Fight the Frump. Motherhood does atrocious things to your self image. New time and budget constraints limit our choices considerably, not to mention the sudden baby weight and the “please don’t let me turn into my mother” identity crisis. Most of us never take the time to really reconsider our style within the parameters of our changing bodies and lifestyles. We either continue to cram our new mommy selves into our good-old-days wardrobe, or we give up entirely and live in t-shirts and sneakers until it’s time to start shopping at Christopher & Banks. Either way, we come out looking like mommies and they start writing SNL skits about us. So I’m trying to beat the frump without going overboard. After all, we still have much more important things to worry about.

Just Clean Enough. My last year’s new year resolution was to become a clean freak. I used to be the most slovenly slob you’ve ever met (until you met my husband) but luckily, 2009 turned me into a born-again cleaner and organizer. Now, my house is still pretty messy, but I’m on a cleaning routine that works for me and gets the most important stuff done. I really want to get my strategies out there and report my continuing progress, because I could really have used some help and inspiration along the way. Hopefully I’ll help a fellow slovenly slob on her way to peace of mind, if not uber-clean freak status.
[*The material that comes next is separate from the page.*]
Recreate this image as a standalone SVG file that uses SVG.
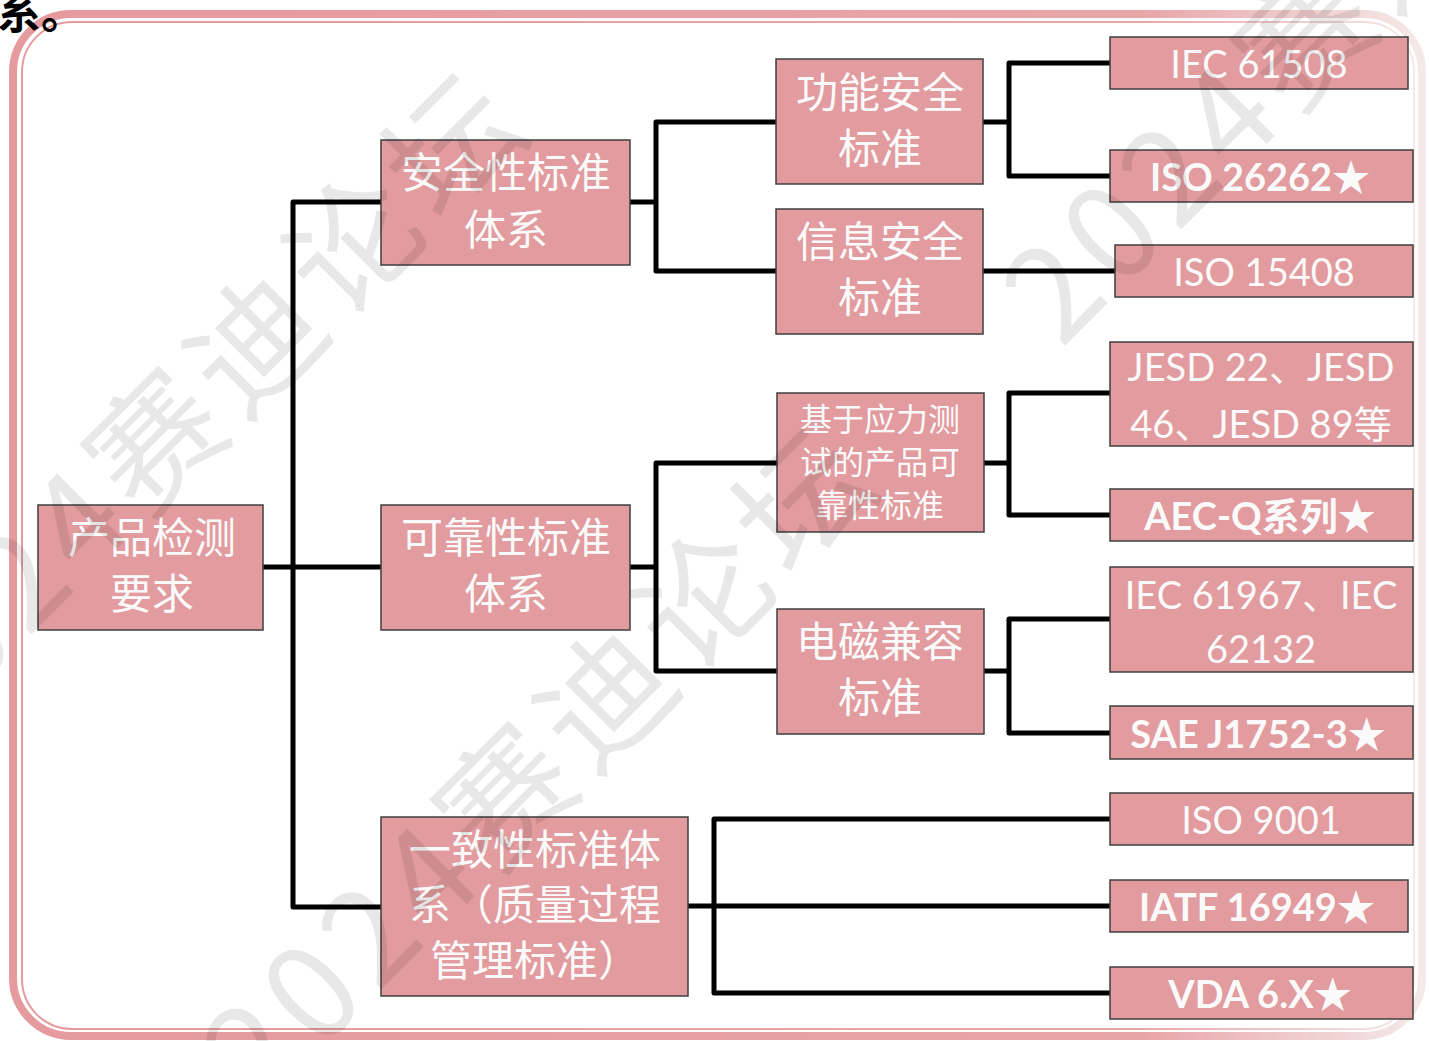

Parenting on Purpose. My go-to parenting guru is, far and away, the Baby Whisperer. Tracy Hogg was a genius, the ultimate Mindful Mommy. She coined the phrase “accidental parenting,” and I see a lot of it both in and out of my own home. I fight every day to avoid it, so I’ll share my goals and experiences here.

Products I Swear By. I think the best way to reward a good business for creating a good product is to buy that product and encourage others to do so. I think advertising is evil, creating demand to meet the supply… bloggers have more influence than they realize when the speak out, so here’s me casting my vote for the good stuff!

Products I Swear At. Same principle, opposite objective.

Time Savers. If there’s anything I really am good at, it’s organizing and streamlining. With help and inspiration from some of my OCD muses, I’m going to share strategies here.

… and that’s all I can think of for now.